The Commission of Government acquiesced and in June chose the village of Freshwater, about a mile distant from Argentia, as an appropriate site for resettlement. Although most Marquise and Argentia residents moved to Freshwater, some also settled in Placentia and neighbouring communities.

The Base

Base construction, meanwhile, was proceeding rapidly and at great financial cost to the United States government, which poured more than $53 million dollars into the undertaking. With its naval base and air station on the north coast of Argentia Harbour and the army base to the south, the massive installation cost more than any other American military base built overseas during World War II.

Commissioned in 1941, the naval base and air station were fully operational when the United States officially joined the war in December of that year. The site consisted of three runways, each measuring 5,000 feet in length, more than 2,000 feet of wharf, a floating dry dock, hangars, storage space for 15 million gallons of gasoline and oil, and living quarters.

Throughout the war, Allied forces used Argentia for their anti-submarine air patrols and task force escorts. The largest American task force in the Atlantic, made up of five carriers and more than 50 destroyers and patrol craft, was also based there.

Fort McAndrew, meanwhile, served as a base for an infantry company, a seacoast artillery group, an anti-motor torpedo boat battalion and an anti-aircraft artillery company. The army's main function there was to defend Argentia's naval and air base.

Fort McAndrew, 1942
Fort McAndrew, 1942
Fort McAndrew's main function was to defend the neighbouring naval and air base in Argentia.
Photographer unknown. Reproduced by the permission of Archives and Special Collections (Coll. 109 5.01.006), Queen Elizabeth II Library, Memorial University of Newfoundland, St. John's, NL.

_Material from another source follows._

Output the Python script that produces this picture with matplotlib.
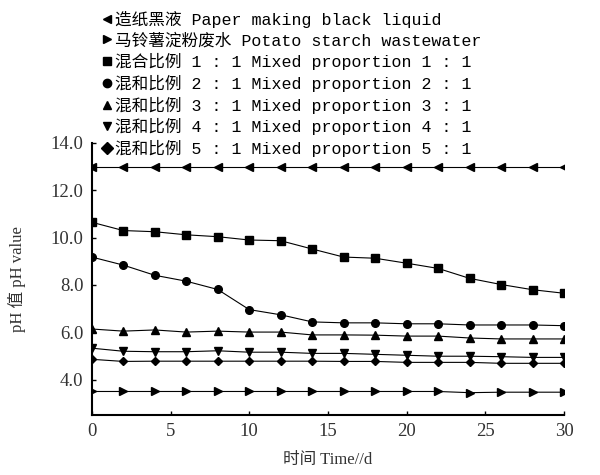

Also based at Argentia were the Atlantic Weather and Ice patrols. The former regularly updated weather conditions on the North Atlantic, while the latter reported on the position of icebergs.

In August 1941, an historic meeting occurred off Argentia's coast when British Prime Minister Winston Churchill and American President Franklin Roosevelt drafted the Atlantic Charter – a joint declaration of how peace should be maintained in a post-war world – aboard a warship anchored in the bay. Although never formally signed, the document later became the basis for the United Nations Charter.

On March 1, 1942, Argentia-based forces sank their first U-boat when Ensign William Tepuni bombed U-656. One month earlier, however, more than 200 American sailors had died about 40 miles south of the base when the supply ship, the USS Pollux and the destroyer USS Truxtun, ran aground off St. Lawrence Harbour.

Pollux and Truxtun Graves
Pollux and Truxtun Graves, 1942
The grave site at Argentia for the American servicemen who died in the sinking of the USS Pollux and Truxtun.
Photographer unknown. Reproduced by the permission of the Maritime History Archive (PF-306.430), Memorial University of Newfoundland, St. John's, NL.

By 1943, more than 12,000 American military personnel were stationed at the Argentia base, which extended over 3,392 acres.

War's End

Near the end of the war, German prisoners – typically survivors of bombed U-boats – were often interned at Argentia, with the first ones arriving in November 1944. Alongside these prisoners, two captured German destroyers and two captured U-boats also arrived in Argentia for servicing while en route to the United States. It was a dramatic turn of events for a harbour that just five years earlier was largely frequented by local fishing boats.

After the war, American forces used Argentia for the detection and monitoring of foreign submarines and other naval vessels. Military activity in the area gradually decreased over the decades until 1994, when the last remaining American forces withdrew from the area and handed over its facilities to the province.